Anyone familiar with Larry Clark’s work knows that even at his best, his films are unfocused. He’s often content to let the camera hover around his various casts of disaffected youth rather than zoom in on them, valuing atmosphere over any kind of highly detailed plot. When he’s got the right actors, this loosey goosey style works like gangbusters in terms of world-building — Kids and Bully both feel so icky and cautionary because they feel so real (it also helped that Bully was so faithful to the true-crime novel on which it was based). But when his performers can’t hit the mark, things devolve into an aimless slog.
Marfa Girl unfortunately falls into that latter category, which is a shame since everything in it looks so damn good. Shot on location by cinematographer David Newbert in the small West Texas town of its namesake, the film has an arid, sun-baked feel that’s both depressing and empathetic thanks to the details specific to its geography. Marfa’s teenage residents wait for freight trains to pass on their way to school like most kids would wait for cars; while some juveniles smoking pot in the city would run from the cops, the youth here (all of them Latino) flee from the Border Patrol, even though they’re legal residents.

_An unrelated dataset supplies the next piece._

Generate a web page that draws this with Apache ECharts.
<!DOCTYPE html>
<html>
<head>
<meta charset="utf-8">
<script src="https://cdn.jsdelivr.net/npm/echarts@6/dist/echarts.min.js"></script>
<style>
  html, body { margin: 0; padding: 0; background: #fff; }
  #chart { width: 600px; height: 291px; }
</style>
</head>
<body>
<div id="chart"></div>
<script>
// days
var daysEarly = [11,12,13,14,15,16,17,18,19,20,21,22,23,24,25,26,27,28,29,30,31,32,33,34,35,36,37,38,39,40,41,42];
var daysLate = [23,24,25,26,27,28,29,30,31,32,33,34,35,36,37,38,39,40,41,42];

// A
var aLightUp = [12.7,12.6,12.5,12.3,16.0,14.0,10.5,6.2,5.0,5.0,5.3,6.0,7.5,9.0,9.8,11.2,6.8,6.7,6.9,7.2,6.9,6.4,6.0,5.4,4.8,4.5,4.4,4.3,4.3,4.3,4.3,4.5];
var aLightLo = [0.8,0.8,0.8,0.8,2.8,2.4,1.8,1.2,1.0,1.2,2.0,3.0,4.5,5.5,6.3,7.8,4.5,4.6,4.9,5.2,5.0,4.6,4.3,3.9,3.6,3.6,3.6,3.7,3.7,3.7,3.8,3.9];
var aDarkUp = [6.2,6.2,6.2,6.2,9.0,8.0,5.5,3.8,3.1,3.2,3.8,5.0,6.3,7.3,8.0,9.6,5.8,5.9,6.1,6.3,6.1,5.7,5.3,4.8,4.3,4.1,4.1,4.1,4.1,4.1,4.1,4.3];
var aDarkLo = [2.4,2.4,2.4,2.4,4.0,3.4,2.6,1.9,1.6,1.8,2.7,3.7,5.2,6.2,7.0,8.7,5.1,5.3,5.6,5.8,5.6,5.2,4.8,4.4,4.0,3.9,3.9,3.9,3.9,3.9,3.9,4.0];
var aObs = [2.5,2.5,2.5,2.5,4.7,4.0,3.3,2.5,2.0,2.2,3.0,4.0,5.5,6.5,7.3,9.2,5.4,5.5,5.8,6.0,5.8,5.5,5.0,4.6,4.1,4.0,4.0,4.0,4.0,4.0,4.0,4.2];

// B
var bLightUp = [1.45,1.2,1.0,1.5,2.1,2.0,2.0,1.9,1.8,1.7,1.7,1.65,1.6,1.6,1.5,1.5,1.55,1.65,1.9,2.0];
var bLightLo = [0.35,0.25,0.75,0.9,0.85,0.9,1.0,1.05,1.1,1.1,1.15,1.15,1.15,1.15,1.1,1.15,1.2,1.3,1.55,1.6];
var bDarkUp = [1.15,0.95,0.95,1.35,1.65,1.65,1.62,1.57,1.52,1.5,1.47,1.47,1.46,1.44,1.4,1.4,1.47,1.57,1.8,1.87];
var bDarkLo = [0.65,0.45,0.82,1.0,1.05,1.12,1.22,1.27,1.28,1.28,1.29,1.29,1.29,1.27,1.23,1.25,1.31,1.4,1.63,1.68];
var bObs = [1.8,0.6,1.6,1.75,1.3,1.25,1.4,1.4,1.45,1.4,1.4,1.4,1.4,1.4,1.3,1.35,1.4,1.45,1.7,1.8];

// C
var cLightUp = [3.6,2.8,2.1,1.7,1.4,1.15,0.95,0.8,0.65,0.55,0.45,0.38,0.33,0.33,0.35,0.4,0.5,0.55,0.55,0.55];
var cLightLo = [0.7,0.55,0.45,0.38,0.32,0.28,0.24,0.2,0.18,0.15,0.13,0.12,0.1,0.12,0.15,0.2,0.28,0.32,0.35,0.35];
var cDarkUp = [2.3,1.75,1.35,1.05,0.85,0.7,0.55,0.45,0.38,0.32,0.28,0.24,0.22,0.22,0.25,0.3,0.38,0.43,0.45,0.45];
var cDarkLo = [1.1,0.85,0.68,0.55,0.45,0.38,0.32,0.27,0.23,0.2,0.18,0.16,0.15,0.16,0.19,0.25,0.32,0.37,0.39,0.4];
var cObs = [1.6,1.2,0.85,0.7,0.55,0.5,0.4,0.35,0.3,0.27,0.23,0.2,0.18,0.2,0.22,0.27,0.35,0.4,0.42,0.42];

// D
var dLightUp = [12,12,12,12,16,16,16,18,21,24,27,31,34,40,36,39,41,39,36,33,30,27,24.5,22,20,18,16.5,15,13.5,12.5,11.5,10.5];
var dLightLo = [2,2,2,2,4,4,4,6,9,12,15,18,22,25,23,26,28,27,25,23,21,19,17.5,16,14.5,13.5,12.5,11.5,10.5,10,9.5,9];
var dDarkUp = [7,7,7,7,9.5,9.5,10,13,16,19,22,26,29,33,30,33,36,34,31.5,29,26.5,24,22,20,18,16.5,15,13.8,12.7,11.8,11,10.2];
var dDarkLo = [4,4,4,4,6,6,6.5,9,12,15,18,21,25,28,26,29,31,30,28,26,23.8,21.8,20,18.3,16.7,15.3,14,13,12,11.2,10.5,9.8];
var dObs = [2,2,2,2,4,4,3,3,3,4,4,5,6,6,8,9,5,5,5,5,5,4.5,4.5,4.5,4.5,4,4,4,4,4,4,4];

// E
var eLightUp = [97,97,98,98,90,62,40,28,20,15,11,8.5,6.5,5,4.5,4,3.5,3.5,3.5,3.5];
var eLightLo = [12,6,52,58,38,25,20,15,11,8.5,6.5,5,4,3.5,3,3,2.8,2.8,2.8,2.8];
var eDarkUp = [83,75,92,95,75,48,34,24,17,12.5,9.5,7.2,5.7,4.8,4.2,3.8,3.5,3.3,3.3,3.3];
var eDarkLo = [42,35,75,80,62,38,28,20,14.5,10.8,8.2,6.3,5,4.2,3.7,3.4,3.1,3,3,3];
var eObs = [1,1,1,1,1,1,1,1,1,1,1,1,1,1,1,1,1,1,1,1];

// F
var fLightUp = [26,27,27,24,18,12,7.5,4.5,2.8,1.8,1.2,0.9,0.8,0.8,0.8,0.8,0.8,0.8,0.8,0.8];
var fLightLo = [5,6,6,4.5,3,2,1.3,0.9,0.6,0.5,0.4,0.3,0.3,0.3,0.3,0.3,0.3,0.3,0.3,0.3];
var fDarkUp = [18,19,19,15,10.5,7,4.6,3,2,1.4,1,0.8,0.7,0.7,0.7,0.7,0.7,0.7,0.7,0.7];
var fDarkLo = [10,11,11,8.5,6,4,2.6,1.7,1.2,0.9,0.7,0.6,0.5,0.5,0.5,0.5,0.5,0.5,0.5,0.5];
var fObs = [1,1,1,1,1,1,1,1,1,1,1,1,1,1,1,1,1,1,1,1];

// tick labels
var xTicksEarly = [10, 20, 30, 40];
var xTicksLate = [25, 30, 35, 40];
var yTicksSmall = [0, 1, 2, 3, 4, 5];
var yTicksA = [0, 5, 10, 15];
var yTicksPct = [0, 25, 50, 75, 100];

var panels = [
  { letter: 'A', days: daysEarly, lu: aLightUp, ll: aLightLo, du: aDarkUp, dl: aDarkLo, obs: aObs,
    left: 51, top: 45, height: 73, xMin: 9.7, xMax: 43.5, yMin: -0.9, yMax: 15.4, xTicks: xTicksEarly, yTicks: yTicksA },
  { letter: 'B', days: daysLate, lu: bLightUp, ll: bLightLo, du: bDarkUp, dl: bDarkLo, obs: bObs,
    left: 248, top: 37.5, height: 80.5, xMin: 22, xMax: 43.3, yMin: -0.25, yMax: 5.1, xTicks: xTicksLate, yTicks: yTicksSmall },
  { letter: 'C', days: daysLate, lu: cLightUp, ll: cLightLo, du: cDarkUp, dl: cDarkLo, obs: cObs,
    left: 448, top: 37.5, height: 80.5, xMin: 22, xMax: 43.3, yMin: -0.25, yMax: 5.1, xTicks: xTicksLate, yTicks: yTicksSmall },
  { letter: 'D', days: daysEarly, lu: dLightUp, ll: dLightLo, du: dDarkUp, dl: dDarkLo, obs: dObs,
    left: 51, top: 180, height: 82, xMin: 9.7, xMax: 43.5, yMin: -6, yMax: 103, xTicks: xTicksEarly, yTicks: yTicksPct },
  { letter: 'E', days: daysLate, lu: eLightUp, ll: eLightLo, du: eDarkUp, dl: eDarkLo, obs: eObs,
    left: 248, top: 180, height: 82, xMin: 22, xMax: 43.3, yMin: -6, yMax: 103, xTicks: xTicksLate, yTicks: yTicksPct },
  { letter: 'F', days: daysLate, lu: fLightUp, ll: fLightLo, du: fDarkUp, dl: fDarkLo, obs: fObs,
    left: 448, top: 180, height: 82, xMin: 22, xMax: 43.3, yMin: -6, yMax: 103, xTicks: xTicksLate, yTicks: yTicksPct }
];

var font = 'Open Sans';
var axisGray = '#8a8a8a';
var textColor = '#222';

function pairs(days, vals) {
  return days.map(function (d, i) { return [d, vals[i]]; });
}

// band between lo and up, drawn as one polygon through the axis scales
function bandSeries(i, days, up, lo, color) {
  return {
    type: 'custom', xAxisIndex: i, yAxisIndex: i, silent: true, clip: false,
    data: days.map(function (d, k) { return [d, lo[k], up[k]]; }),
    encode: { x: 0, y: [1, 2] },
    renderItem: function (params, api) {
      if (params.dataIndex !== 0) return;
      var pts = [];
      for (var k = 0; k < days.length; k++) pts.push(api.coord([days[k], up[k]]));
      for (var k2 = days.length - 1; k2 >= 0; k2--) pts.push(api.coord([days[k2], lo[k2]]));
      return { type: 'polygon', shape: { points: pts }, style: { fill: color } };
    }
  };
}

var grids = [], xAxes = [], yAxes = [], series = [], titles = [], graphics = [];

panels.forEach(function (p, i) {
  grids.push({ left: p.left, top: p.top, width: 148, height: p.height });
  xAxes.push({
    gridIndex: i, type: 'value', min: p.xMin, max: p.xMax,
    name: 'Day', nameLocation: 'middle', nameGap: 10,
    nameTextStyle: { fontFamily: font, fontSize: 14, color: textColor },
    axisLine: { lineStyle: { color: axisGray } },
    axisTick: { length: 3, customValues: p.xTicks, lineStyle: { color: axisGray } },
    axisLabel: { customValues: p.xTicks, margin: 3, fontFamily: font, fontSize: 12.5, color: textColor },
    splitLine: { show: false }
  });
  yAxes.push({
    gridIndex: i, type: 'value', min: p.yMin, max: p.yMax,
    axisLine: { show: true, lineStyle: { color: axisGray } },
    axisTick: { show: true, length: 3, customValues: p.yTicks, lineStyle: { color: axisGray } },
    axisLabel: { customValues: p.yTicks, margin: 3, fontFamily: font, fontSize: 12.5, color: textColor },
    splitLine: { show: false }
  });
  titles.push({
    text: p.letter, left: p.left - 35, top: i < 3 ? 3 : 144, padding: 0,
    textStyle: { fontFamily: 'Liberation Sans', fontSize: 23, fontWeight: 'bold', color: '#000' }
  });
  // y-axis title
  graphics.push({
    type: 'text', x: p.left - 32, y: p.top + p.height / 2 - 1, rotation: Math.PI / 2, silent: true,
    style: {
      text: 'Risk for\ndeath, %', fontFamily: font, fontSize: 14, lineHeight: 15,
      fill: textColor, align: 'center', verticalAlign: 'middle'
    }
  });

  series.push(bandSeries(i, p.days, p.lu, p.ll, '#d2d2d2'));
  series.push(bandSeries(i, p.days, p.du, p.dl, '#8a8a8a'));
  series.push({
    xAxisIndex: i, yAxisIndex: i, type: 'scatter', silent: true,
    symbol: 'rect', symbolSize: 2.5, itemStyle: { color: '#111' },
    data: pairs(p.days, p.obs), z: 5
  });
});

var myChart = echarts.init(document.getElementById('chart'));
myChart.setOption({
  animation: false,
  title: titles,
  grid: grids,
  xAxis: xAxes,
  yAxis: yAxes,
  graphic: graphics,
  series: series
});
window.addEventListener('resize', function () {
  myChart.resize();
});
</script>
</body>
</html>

And while these kids, most of whom were plucked right from real-life Marfa, certainly have an affectingly dazed look about them that blends right into their surroundings, the hard truth is that they can’t act. Hell, neither can most of the adult cast, a motley assortment of hippy dippy parents, teachers with questionable methods of punishment, and border police that range from quietly noble to downright sociopathic.
Using amateurs can often heighten the realism of a gritty place like Marfa — just look at The Wire and Clark’s earlier work — but the actors still need to have a basic understanding of what drives them or, at the very least, be able to speak their lines without pauses so big you could drive a Mack truck through them. With the exception of the sleepy-eyed, skateboarding protagonist Adam (played by Adam Mediano with just the right amount of naivety, teenage lust, and hesitant moral conviction), everyone … in Martha … talks … like … this, making you wonder if Clark’s off-camera feeding them their lines.
Even Drake Burnette’s title character, an artist-in-residence who’s meant to give an awakening jolt to Marfa’s aimless citizens, has this same stilted cadence. This wouldn’t be such a huge issue, except she’s supposed to be the most charismatic person in the movie. This is someone who’s able to tempt conservative border guards into gorging on shrooms and engaging in group sex. This is someone who upsets the community so much that she brings its underlying racial tensions directly to the surface, causing the narrative to explode in a violent yet ultimately cathartic conclusion. Or at least that’s how we’re told to see it. But when Burnette acts and talks like an awkward performance art robot, it’s hard to buy her revolution from an audience standpoint, let alone a character standpoint. Sure, her Marfa Girl looks real. But like the rest of the film, she doesn’t feel real.